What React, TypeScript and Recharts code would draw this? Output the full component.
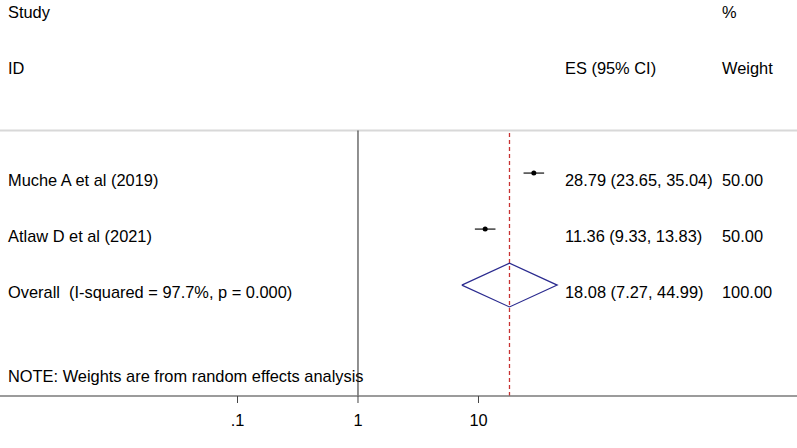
import React from "react"
import {
  ComposedChart,
  Scatter,
  ErrorBar,
  XAxis,
  YAxis,
  ReferenceLine,
  Customized
} from "recharts"

// study data
const studies = ["Muche A et al (2019)", "Atlaw D et al (2021)"]
const effects = [28.79, 11.36]
const lower = [23.65, 9.33]
const upper = [35.04, 13.83]
const weights = ["50.00", "50.00"]

// pooled estimate
const overallES = 18.08
const overallLo = 7.27
const overallHi = 44.99
const iSquared = "97.7%"
const pValue = "0.000"

const xTicks = [0.1, 1, 10]

const W = 797
const H = 448
const FONT = "'Liberation Sans', Arial, Helvetica, sans-serif"
const FS = 16.4

// row positions on the y scale
const studyRows = [4, 3]
const overallRow = 2
const topRule = 4.76
const diamondHalf = 0.39

const studyData = studies.map((name, i) => ({
  name,
  x: effects[i],
  y: studyRows[i],
  err: [effects[i] - lower[i], upper[i] - effects[i]]
}))

const diamondData = [
  { x: overallLo, y: overallRow },
  { x: overallES, y: overallRow + diamondHalf },
  { x: overallHi, y: overallRow },
  { x: overallES, y: overallRow - diamondHalf },
  { x: overallLo, y: overallRow }
]

const fmt = (v: number) => v.toFixed(2)

const TextLayer = () => {
  const t = (x: number, y: number, s: string, key: string) => (
    <text key={key} x={x} y={y} fontSize={FS} fontFamily={FONT} fill="#000">
      {s}
    </text>
  )
  const rowBase = [186, 242]
  return (
    <g>
      {t(8, 18, "Study", "h1")}
      {t(722, 18, "%", "h2")}
      {t(8, 74, "ID", "h3")}
      {t(565, 74, "ES (95% CI)", "h4")}
      {t(722, 74, "Weight", "h5")}
      {studies.map((s, i) => (
        <g key={s}>
          {t(8, rowBase[i], s, "s" + i)}
          {t(565, rowBase[i], `${fmt(effects[i])} (${fmt(lower[i])}, ${fmt(upper[i])})`, "e" + i)}
          {t(722, rowBase[i], weights[i], "w" + i)}
        </g>
      ))}
      <text x={8} y={298} fontSize={FS} fontFamily={FONT} fill="#000" xmlSpace="preserve">
        {`Overall  (I-squared = ${iSquared}, p = ${pValue})`}
      </text>
      {t(565, 298, `${fmt(overallES)} (${fmt(overallLo)}, ${fmt(overallHi)})`, "oe")}
      {t(722, 298, "100.00", "ow")}
      {t(8, 382, "NOTE: Weights are from random effects analysis", "note")}
    </g>
  )
}

const Dot = (props: any) => {
  const { cx, cy } = props
  return <circle cx={cx} cy={cy} r={2.5} fill="#000" />
}

const Tick = (props: any) => {
  const { x, y, payload } = props
  const v = payload.value
  const label = v < 1 ? String(v).replace(/^0/, "") : String(v)
  return (
    <text x={x} y={y + 21} textAnchor="middle" fontSize={FS} fontFamily={FONT} fill="#000">
      {label}
    </text>
  )
}

export default function App() {
  return (
    <div style={{ position: "absolute", left: 0, top: 0, width: W, height: H, background: "#fff" }}>
      <ComposedChart width={W} height={H} margin={{ top: 0, right: 0, bottom: 0, left: 0 }}>
        <XAxis
          dataKey="x"
          type="number"
          scale="log"
          domain={[0.001069, 4398]}
          allowDataOverflow
          ticks={xTicks}
          height={52}
          axisLine={{ stroke: "#7a7a7a", strokeWidth: 1.5 }}
          tickLine={{ stroke: "#444" }}
          tickSize={7}
          tick={<Tick />}
        />
        <YAxis dataKey="y" type="number" domain={[0.02, 7.09]} hide allowDataOverflow />
        <ReferenceLine y={topRule} stroke="#d8d8d8" strokeWidth={2} />
        <ReferenceLine
          segment={[{ x: 1, y: 0.02 }, { x: 1, y: topRule }]}
          stroke="#222"
          strokeWidth={1}
        />
        <ReferenceLine
          segment={[{ x: overallES, y: 0.02 }, { x: overallES, y: topRule }]}
          stroke="#c83232"
          strokeOpacity={1}
          strokeWidth={1.3}
          strokeDasharray="4 3"
        />
        <Scatter data={studyData} shape={<Dot />} isAnimationActive={false}>
          <ErrorBar dataKey="err" direction="x" width={0} stroke="#222" strokeWidth={1.3} />
        </Scatter>
        <Scatter
          data={diamondData}
          line={{ stroke: "#2b2b8f", strokeWidth: 1.2 }}
          shape={() => <g />}
          isAnimationActive={false}
        />
        <Customized component={TextLayer} />
      </ComposedChart>
    </div>
  )
}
+++++
## YOUR INSTRUCTIONS
Transcribe the listing in full and omit the pictures.

## EXPECTED ANSWER
What React, TypeScript and Recharts code would draw this? Output the full component.
import React from "react"
import {
  ComposedChart,
  Scatter,
  ErrorBar,
  XAxis,
  YAxis,
  ReferenceLine,
  Customized
} from "recharts"

// study data
const studies = ["Muche A et al (2019)", "Atlaw D et al (2021)"]
const effects = [28.79, 11.36]
const lower = [23.65, 9.33]
const upper = [35.04, 13.83]
const weights = ["50.00", "50.00"]

// pooled estimate
const overallES = 18.08
const overallLo = 7.27
const overallHi = 44.99
const iSquared = "97.7%"
const pValue = "0.000"

const xTicks = [0.1, 1, 10]

const W = 797
const H = 448
const FONT = "'Liberation Sans', Arial, Helvetica, sans-serif"
const FS = 16.4

// row positions on the y scale
const studyRows = [4, 3]
const overallRow = 2
const topRule = 4.76
const diamondHalf = 0.39

const studyData = studies.map((name, i) => ({
  name,
  x: effects[i],
  y: studyRows[i],
  err: [effects[i] - lower[i], upper[i] - effects[i]]
}))

const diamondData = [
  { x: overallLo, y: overallRow },
  { x: overallES, y: overallRow + diamondHalf },
  { x: overallHi, y: overallRow },
  { x: overallES, y: overallRow - diamondHalf },
  { x: overallLo, y: overallRow }
]

const fmt = (v: number) => v.toFixed(2)

const TextLayer = () => {
  const t = (x: number, y: number, s: string, key: string) => (
    <text key={key} x={x} y={y} fontSize={FS} fontFamily={FONT} fill="#000">
      {s}
    </text>
  )
  const rowBase = [186, 242]
  return (
    <g>
      {t(8, 18, "Study", "h1")}
      {t(722, 18, "%", "h2")}
      {t(8, 74, "ID", "h3")}
      {t(565, 74, "ES (95% CI)", "h4")}
      {t(722, 74, "Weight", "h5")}
      {studies.map((s, i) => (
        <g key={s}>
          {t(8, rowBase[i], s, "s" + i)}
          {t(565, rowBase[i], `${fmt(effects[i])} (${fmt(lower[i])}, ${fmt(upper[i])})`, "e" + i)}
          {t(722, rowBase[i], weights[i], "w" + i)}
        </g>
      ))}
      <text x={8} y={298} fontSize={FS} fontFamily={FONT} fill="#000" xmlSpace="preserve">
        {`Overall  (I-squared = ${iSquared}, p = ${pValue})`}
      </text>
      {t(565, 298, `${fmt(overallES)} (${fmt(overallLo)}, ${fmt(overallHi)})`, "oe")}
      {t(722, 298, "100.00", "ow")}
      {t(8, 382, "NOTE: Weights are from random effects analysis", "note")}
    </g>
  )
}

const Dot = (props: any) => {
  const { cx, cy } = props
  return <circle cx={cx} cy={cy} r={2.5} fill="#000" />
}

const Tick = (props: any) => {
  const { x, y, payload } = props
  const v = payload.value
  const label = v < 1 ? String(v).replace(/^0/, "") : String(v)
  return (
    <text x={x} y={y + 21} textAnchor="middle" fontSize={FS} fontFamily={FONT} fill="#000">
      {label}
    </text>
  )
}

export default function App() {
  return (
    <div style={{ position: "absolute", left: 0, top: 0, width: W, height: H, background: "#fff" }}>
      <ComposedChart width={W} height={H} margin={{ top: 0, right: 0, bottom: 0, left: 0 }}>
        <XAxis
          dataKey="x"
          type="number"
          scale="log"
          domain={[0.001069, 4398]}
          allowDataOverflow
          ticks={xTicks}
          height={52}
          axisLine={{ stroke: "#7a7a7a", strokeWidth: 1.5 }}
          tickLine={{ stroke: "#444" }}
          tickSize={7}
          tick={<Tick />}
        />
        <YAxis dataKey="y" type="number" domain={[0.02, 7.09]} hide allowDataOverflow />
        <ReferenceLine y={topRule} stroke="#d8d8d8" strokeWidth={2} />
        <ReferenceLine
          segment={[{ x: 1, y: 0.02 }, { x: 1, y: topRule }]}
          stroke="#222"
          strokeWidth={1}
        />
        <ReferenceLine
          segment={[{ x: overallES, y: 0.02 }, { x: overallES, y: topRule }]}
          stroke="#c83232"
          strokeOpacity={1}
          strokeWidth={1.3}
          strokeDasharray="4 3"
        />
        <Scatter data={studyData} shape={<Dot />} isAnimationActive={false}>
          <ErrorBar dataKey="err" direction="x" width={0} stroke="#222" strokeWidth={1.3} />
        </Scatter>
        <Scatter
          data={diamondData}
          line={{ stroke: "#2b2b8f", strokeWidth: 1.2 }}
          shape={() => <g />}
          isAnimationActive={false}
        />
        <Customized component={TextLayer} />
      </ComposedChart>
    </div>
  )
}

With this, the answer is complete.